Thursday, January 04, 2007

The "Pride" Mentor Sweepstakes

Can't wait until March, 2007.
Pride - The "Pride" Mentor Sweepstakes The “Pride” Mentor Sweepstakes (the “Sweepstakes”) is intended for viewing and participation only in the 50 United States and the District of Columbia (“U.S.”)

Modern PRIDE guy(s).

Photo was taken of Pitt's recent co-captians in Irvine, California, in August 2005 at Nationals. D (left) is a swimmer from Philly. J (right) is now doing his student teaching at CV and made his cuts to the Olympic Trials. He's been the summer coach at Green Tree.

Movie Trailer. The story of PDR (Philadelphia Department of Recreation), which created a number of top 16 swimmers, National and NCAA finalists, and Senior/Junior National qualifiers. One year the team won Junior Nationals. Brielle White, Michael Norment, Atiba Wade, Valerie Patterson, are all products of PDR and the program led by Coach Ellis. There was a really good article on this team in The New York Times Magazine back in the mid 1990s.

Hosea, Pittsburgh's version of Philly's PRIDE story. Coach H.H. coaches at the Kingsley Center and Carrick H.S. Here he is coaching in the summer at Highland Park Pool.

1 comment:

Mark Rauterkus said...

snip from USA Swimming . org site and an article on diversity in the coaches section:

Jim Ellis has been running an inner-city program for the last 30 years. A black swimmer from Pittsburgh, he started coaching while attending college near Philadelphia. His goal initially was to instill discipline in young, black males. He expanded that goal in 1980 when he was put in charge of a new indoor facility built by the city. Discipline would still underpin his club, Philadelphia Department of Recreation, but for more than a social purpose. Ellis wanted his swimmers to compete against the best in America. By the late 1980s he had succeeded to the point that Norment called from Long Island.

"Jim Ellis had all of these black kids swimming fast, and they were swimming different events, not just the 50 free," Norment says. “I swam with PDR for a summer and came back with an entirely different mind-set. My training level stepped up tenfold."

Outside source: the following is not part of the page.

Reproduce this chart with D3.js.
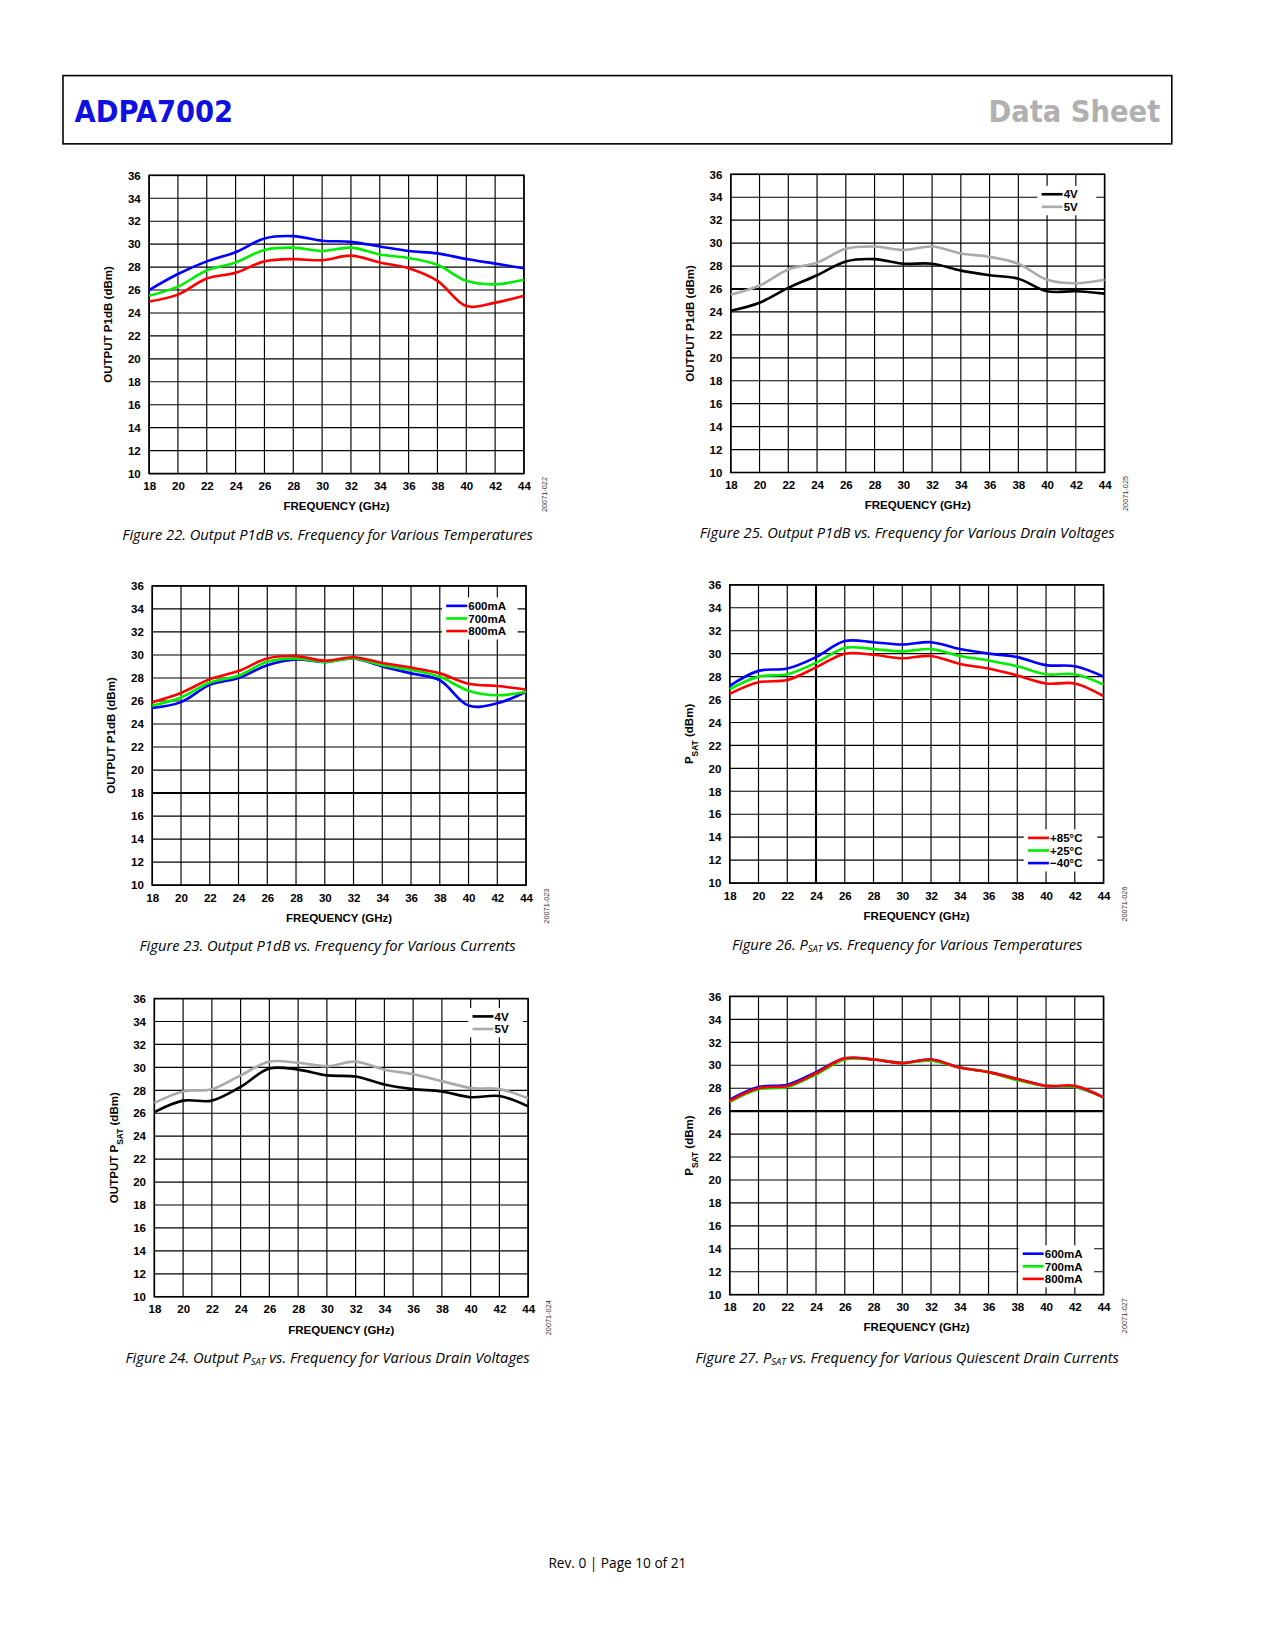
<!DOCTYPE html>
<html><head><meta charset="utf-8">
<script src="https://cdn.jsdelivr.net/npm/d3@7"></script>
<style>
body{margin:0;background:#fff}
svg text{font-family:"Liberation Sans",Arial,sans-serif}
.cap{font-family:"Open Sans","Liberation Sans",sans-serif;font-style:italic;font-size:14px}
</style></head><body>
<svg id="page" width="1275" height="1650"></svg>
<script>
var freq = [18,20,22,24,26,28,30,32,34,36,38,40,42,44]
var yTicks = [10,12,14,16,18,20,22,24,26,28,30,32,34,36]

// Figure 22 - temperatures
var f22Blue  = [26,27.4,28.5,29.3,30.5,30.7,30.3,30.2,29.8,29.4,29.2,28.7,28.3,27.9]
var f22Green = [25.5,26.3,27.7,28.4,29.5,29.7,29.4,29.7,29.1,28.8,28.2,26.8,26.5,26.9]
var f22Red   = [25,25.6,27,27.5,28.5,28.7,28.6,29,28.4,27.9,26.8,24.6,24.9,25.5]
// Figure 25 - drain voltages
var f25V4 = [24.1,24.8,26.1,27.2,28.4,28.6,28.2,28.2,27.6,27.2,26.9,25.8,25.8,25.6]
var f25V5 = [25.5,26.3,27.7,28.3,29.5,29.7,29.4,29.7,29.1,28.8,28.2,26.8,26.5,26.8]
// Figure 23 - currents
var f23mA600 = [25.4,25.9,27.4,28,29.1,29.6,29.4,29.7,29,28.4,27.8,25.6,25.8,26.8]
var f23mA700 = [25.6,26.3,27.6,28.2,29.4,29.7,29.4,29.7,29.1,28.7,28.1,26.9,26.5,26.8]
var f23mA800 = [25.9,26.7,27.9,28.6,29.7,29.9,29.5,29.8,29.3,28.9,28.4,27.5,27.3,27]
// Figure 26 - PSAT temperatures
var f26Red   = [26.5,27.5,27.7,28.8,30,29.9,29.6,29.8,29.1,28.7,28.1,27.4,27.4,26.3]
var f26Green = [26.9,28,28.2,29.2,30.5,30.4,30.2,30.4,29.8,29.4,28.9,28.2,28.2,27.3]
var f26Blue  = [27.2,28.5,28.7,29.7,31.1,31,30.8,31,30.4,30,29.7,29,28.9,28]
// Figure 24 - PSAT drain voltages
var f24V4 = [26.1,27.1,27.1,28.3,29.9,29.8,29.3,29.2,28.5,28.1,27.9,27.4,27.5,26.6]
var f24V5 = [26.9,27.9,28.1,29.3,30.5,30.4,30.1,30.5,29.8,29.4,28.8,28.2,28.1,27.3]
// Figure 27 - PSAT currents
var f27mA600 = [27,28.1,28.3,29.4,30.6,30.5,30.2,30.5,29.8,29.4,28.8,28.2,28.1,27.2]
var f27mA700 = [26.8,27.9,28.1,29.2,30.5,30.5,30.2,30.4,29.8,29.4,28.7,28.2,28.1,27.2]
var f27mA800 = [26.9,28,28.2,29.3,30.6,30.5,30.2,30.5,29.8,29.4,28.8,28.2,28.2,27.2]

var RED = "#ff0000", GRN = "#00ee00", BLU = "#0000ff"
var svg = d3.select("#page").append("g").attr("transform","scale(1.05)")

// header
svg.append("rect").attr("x",60).attr("y",72).attr("width",1056).attr("height",65)
  .attr("fill","none").attr("stroke","#000").attr("stroke-width",1.5)
svg.append("text").attr("x",71).attr("y",116).text("ADPA7002")
  .attr("font-size",29).attr("font-weight","bold").attr("fill","#1010e0")
  .attr("style","font-family:'Liberation Sans Narrow','DejaVu Sans Condensed',sans-serif")
svg.append("text").attr("x",1105).attr("y",116).attr("text-anchor","end").text("Data Sheet")
  .attr("font-size",29).attr("font-weight","bold").attr("fill","#b0b0b0")
  .attr("style","font-family:'Liberation Sans Narrow','DejaVu Sans Condensed',sans-serif")
svg.append("text").attr("x",588).attr("y",1493).attr("text-anchor","middle")
  .attr("style","font-family:'Open Sans',sans-serif").attr("font-size",13).text("Rev. 0 | Page 10 of 21")

function chart(o) {
  var x = d3.scaleLinear().domain([18,44]).range([o.x0,o.x1])
  var y = d3.scaleLinear().domain([10,36]).range([o.y1,o.y0])
  var g = svg.append("g")
  freq.forEach(function (f) {
    g.append("line").attr("x1",x(f)).attr("x2",x(f)).attr("y1",o.y0).attr("y2",o.y1)
      .attr("stroke","#000").attr("stroke-width", f === o.thickX ? 2 : 1.1)
  })
  yTicks.forEach(function (t) {
    g.append("line").attr("x1",o.x0).attr("x2",o.x1).attr("y1",y(t)).attr("y2",y(t))
      .attr("stroke","#000").attr("stroke-width", t === o.thickY ? 2 : 1.1)
  })
  g.append("rect").attr("x",o.x0).attr("y",o.y0).attr("width",o.x1-o.x0).attr("height",o.y1-o.y0)
    .attr("fill","none").attr("stroke","#000").attr("stroke-width",1.5)
  g.append("g").attr("transform","translate(0,"+o.y1+")")
    .call(d3.axisBottom(x).tickValues(freq).tickSize(0).tickPadding(8))
    .call(function (a) { a.select(".domain").remove(); a.selectAll("text").attr("font-size",11).attr("font-weight","bold").attr("font-family","Liberation Sans") })
  g.append("g").attr("transform","translate("+o.x0+",0)")
    .call(d3.axisLeft(y).tickValues(yTicks).tickSize(0).tickPadding(8))
    .call(function (a) { a.select(".domain").remove(); a.selectAll("text").attr("font-size",11).attr("font-weight","bold").attr("font-family","Liberation Sans") })
  g.append("text").attr("x",(o.x0+o.x1)/2).attr("y",o.y1+35).attr("text-anchor","middle")
    .attr("font-size",11).attr("font-weight","bold").text("FREQUENCY (GHz)")
  var yl = g.append("text").attr("transform","translate("+(o.x0-35)+","+((o.y0+o.y1)/2)+") rotate(-90)")
    .attr("text-anchor","middle").attr("font-size",11).attr("font-weight","bold")
  o.ylab.forEach(function (p) {
    var s = yl.append("tspan").text(p[0])
    if (p[1]) s.attr("font-size",8).attr("baseline-shift","sub")
  })
  g.append("text").attr("transform","translate("+(o.x1+22)+","+(o.y1+20)+") rotate(-90)")
    .attr("text-anchor","middle").attr("font-size",7).attr("fill","#333").text(o.code)

  // legend
  if (o.legend) {
    var lg = o.legend, n = o.series.length
    g.append("rect").attr("x",lg.x-4).attr("y",lg.y-8).attr("width",lg.w).attr("height",n*12+4).attr("fill","#fff")
    o.series.forEach(function (s, i) {
      var yy = lg.y + i*12
      g.append("line").attr("x1",lg.x).attr("x2",lg.x+20).attr("y1",yy).attr("y2",yy)
        .attr("stroke",s.color).attr("stroke-width",2.5)
      g.append("text").attr("x",lg.x+21).attr("y",yy+4).attr("font-size",11).attr("font-weight","bold").text(s.name)
    })
  }
  var line = d3.line().x(function (d, i) { return x(freq[i]) }).y(function (d) { return y(d) }).curve(d3.curveCatmullRom)
  o.series.forEach(function (s) {
    g.append("path").attr("d",line(s.values)).attr("fill","none").attr("stroke",s.color).attr("stroke-width",2.5)
  })
  svg.append("text").attr("class","cap").attr("x",o.cx).attr("y",o.cy).attr("text-anchor","middle")
    .selectAll("tspan").data(o.caption).enter().append("tspan")
    .text(function (p) { return p[0] })
    .attr("font-size",function (p) { return p[1] ? 9 : null })
    .attr("baseline-shift",function (p) { return p[1] ? "-2" : null })
}

var p1 = [["OUTPUT P1dB (dBm)"]]
chart({x0:142,x1:499,y0:167,y1:451,ylab:p1,code:"20071-022",cx:312,cy:514,
  caption:[["Figure 22. Output P1dB vs. Frequency for Various Temperatures"]],
  series:[{values:f22Blue,color:BLU},{values:f22Green,color:GRN},{values:f22Red,color:RED}]})
chart({x0:696,x1:1052,y0:166,y1:450,ylab:p1,code:"20071-025",cx:864,cy:512,thickY:26,
  caption:[["Figure 25. Output P1dB vs. Frequency for Various Drain Voltages"]],
  legend:{x:992,y:185,w:56},
  series:[{name:"4V",values:f25V4,color:"#000"},{name:"5V",values:f25V5,color:"#aaaaaa"}]})
chart({x0:145,x1:501,y0:558,y1:843,ylab:p1,code:"20071-023",cx:312,cy:906,thickY:18,
  caption:[["Figure 23. Output P1dB vs. Frequency for Various Currents"]],
  legend:{x:425,y:577,w:72},
  series:[{name:"600mA",values:f23mA600,color:BLU},{name:"700mA",values:f23mA700,color:GRN},{name:"800mA",values:f23mA800,color:RED}]})
chart({x0:695,x1:1051,y0:557,y1:841,ylab:[["P"],["SAT",1],[" (dBm)"]],code:"20071-026",cx:864,cy:905,thickX:24,
  caption:[["Figure 26. P"],["SAT",1],[" vs. Frequency for Various Temperatures"]],
  legend:{x:979,y:798,w:70},
  series:[{name:"+85°C",values:f26Red,color:RED},{name:"+25°C",values:f26Green,color:GRN},{name:"\u221240°C",values:f26Blue,color:BLU}]})
chart({x0:147,x1:503,y0:951,y1:1235,ylab:[["OUTPUT P"],["SAT",1],[" (dBm)"]],code:"20071-024",cx:312,cy:1298,
  caption:[["Figure 24. Output P"],["SAT",1],[" vs. Frequency for Various Drain Voltages"]],
  legend:{x:450,y:968,w:52},
  series:[{name:"4V",values:f24V4,color:"#000"},{name:"5V",values:f24V5,color:"#aaaaaa"}]})
chart({x0:695,x1:1051,y0:949,y1:1233,ylab:[["P"],["SAT",1],[" (dBm)"]],code:"20071-027",cx:864,cy:1298,thickY:26,
  caption:[["Figure 27. P"],["SAT",1],[" vs. Frequency for Various Quiescent Drain Currents"]],
  legend:{x:974,y:1194,w:72},
  series:[{name:"600mA",values:f27mA600,color:BLU},{name:"700mA",values:f27mA700,color:GRN},{name:"800mA",values:f27mA800,color:RED}]})
</script></body></html>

Norment's father, a college professor, took a job with Temple University and moved with his son to Philadelphia so he could swim with PDR year-round. Michael won the 200-yard breaststroke at the junior nationals two years later. Teammate Jason Webb, another African-American, won the 200-yard backstroke. PDR won the men's medley relay. All three victories came in record times. Ellis had done the improbable: black coach, black swimmers, inner-city team, junior national titles.

Ellis' success, however, came with an ironic twist. As PDR's stature grew, its composition lightened to the point that it is no longer just a black swim club, but rather a diverse, quality team that happens to have a large percentage of black swimmers. At a practice of his senior group this fall, only half the swimmers were black. What's more, none came from neighborhoods that surround PDR's indoor facility in northern Philadelphia. PDR might be an inner-city club, but it's mostly middle class with yearly dues for each of its swimmers up to $725.

"What I need is a 50-meter pool and enough money so that I can walk away from my (high school) teaching job," Ellis says. "Give me both and I will rock and roll."

A good facility, a well-paid coach, and blacks and Hispanics, as well as a sizeable number of whites, will be knocking down Ellis' door. It's the model for increasing diversity within competitive swimming. The only thing missing is the money to make it happen, money the American swimming community doesn't have.

"I don't want to look at this as a black-white issue, or a rich-poor issue, but as an issue of access, both to the facilities to train and the coaches to run the programs," says Wielgus. "But we can't get in the business of building facilities. We don't have the financial resources to even think about that."